Information technology in the retail industry is crucial. It simplifies administration and enhances the service for shoppers.
Customer details and loyalty programmes, advertising, company data and accounting are handled through it.
Yet these benefits can easily backfire, says Ash.
He says leaving technology unsecure could risk pricing plans, business strategies and intellectual property being stolen.
“If you lose the trust of your customers, if your IP is stolen or company data is breached, you won’t stay in business very long,” he says.
“Conversely, if you invest in good security practices, customers and staff can have confidence that you are looking after their information.”
Customers’ personal information is especially of interest to hackers.
High-profile data breaches in the United States have demonstrated just how much destruction cyber criminals can cause if they get hold of it.
A 2013 attack on the US chain Target’s point-of-sale system resulted in the details of 40 million credit cards being stolen.

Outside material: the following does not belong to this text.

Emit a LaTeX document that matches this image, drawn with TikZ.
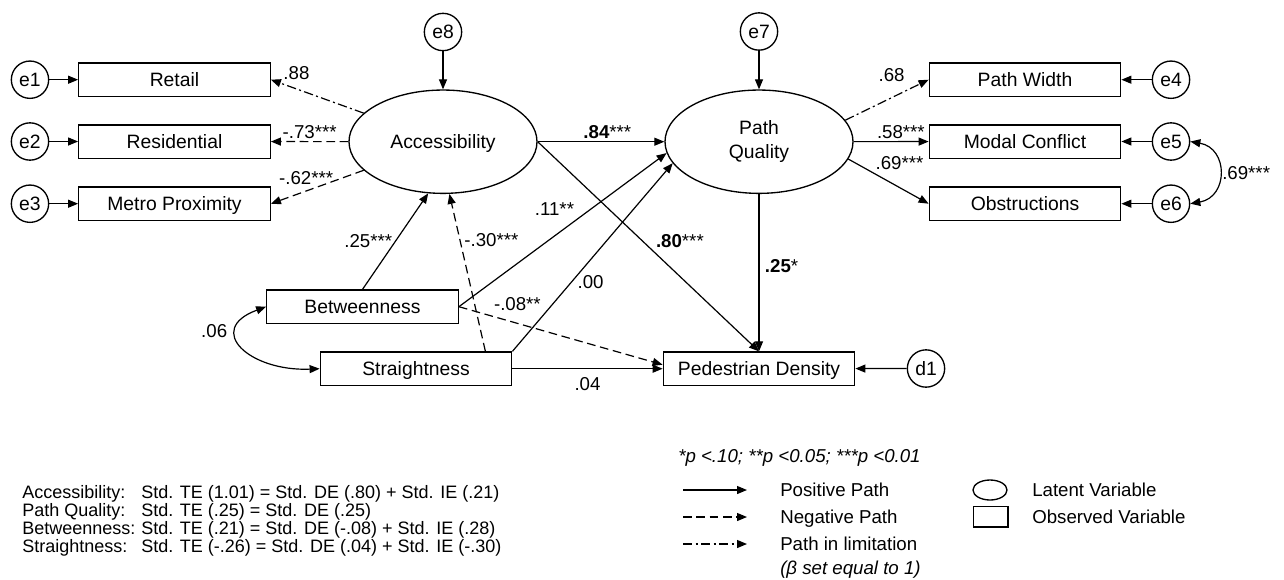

Some of the repercussions of the hack included Target’s profits falling 46 percent while the company battled multiple lawsuits against banks and customers.
The damage control was estimated all up to cost $US61 million.
Localising the threats
Though our geographical isolation at the bottom of the world may give Kiwi business owners a false sense of comfort, Ash says cyber attacks are happening to retailers here too.
“Unfortunately the nature of internet technology and online payment systems means that the New Zealand retail sector is not immune to this threat,” he says.
Research by Vodafone in 2014 found that 56 percent of New Zealand businesses claimed to have been attacked at least once per year. Small businesses were also found to be the target of 30 percent of online attacks.
Ash says Kiwis tend to be a trusting bunch when it comes to cyber security.
He says they don’t realise how useful cyber criminals find personal or company information, which may explain why many people don’t secure their work devices.
Connect Smart research from April 2014 found that 56 percent of Kiwis don’t have a password on their work iPhone or tablet, and 48 percent don’t have a password on their work smartphone.
Vodafone research also recently found that 83 percent of lost iPhones compromised business data, showing how important it is for staff to have privacy training.
Safeguarding your business
“The best way to overcome this is by building a culture of good security practices where everyone understands they have a role to play in protecting the information of the business,” Ash says.
He says business owners should think about their vulnerabilities, such as how their staff handle sensitive data and the way they use different mobile devices and USB drives.
Staff privacy training is also important, he says, as social media and internet privacy can be compromised both inside and outside of a work context.
As for actions that can be taken by individual staff members, he says it’s important to secure all devices so your smartphone or tablet is as safe as your computer.
“Protecting yourself also protects friends, family and work. Having your personal information compromised is more than an inconvenience and can have major consequences for you and everybody you know,” he says.
Ash says in 2015, SMEs should be on the lookout for reports about what’s going on in the cyber crime world and thinking about how it might affect their business.
Connect Smart is an initiative by the government’s national cyber policy office that promotes ways for individuals and businesses to protect themselves online.
For retailers, Connect Smart has worked with Vodafone to produce a SME toolkit that determines whether your business is vulnerable and what to do about it.
This involves a four-step process, where SME owners can assess their cyber security, develop a cyber security policy and an incident management plan, and review and update network security systems.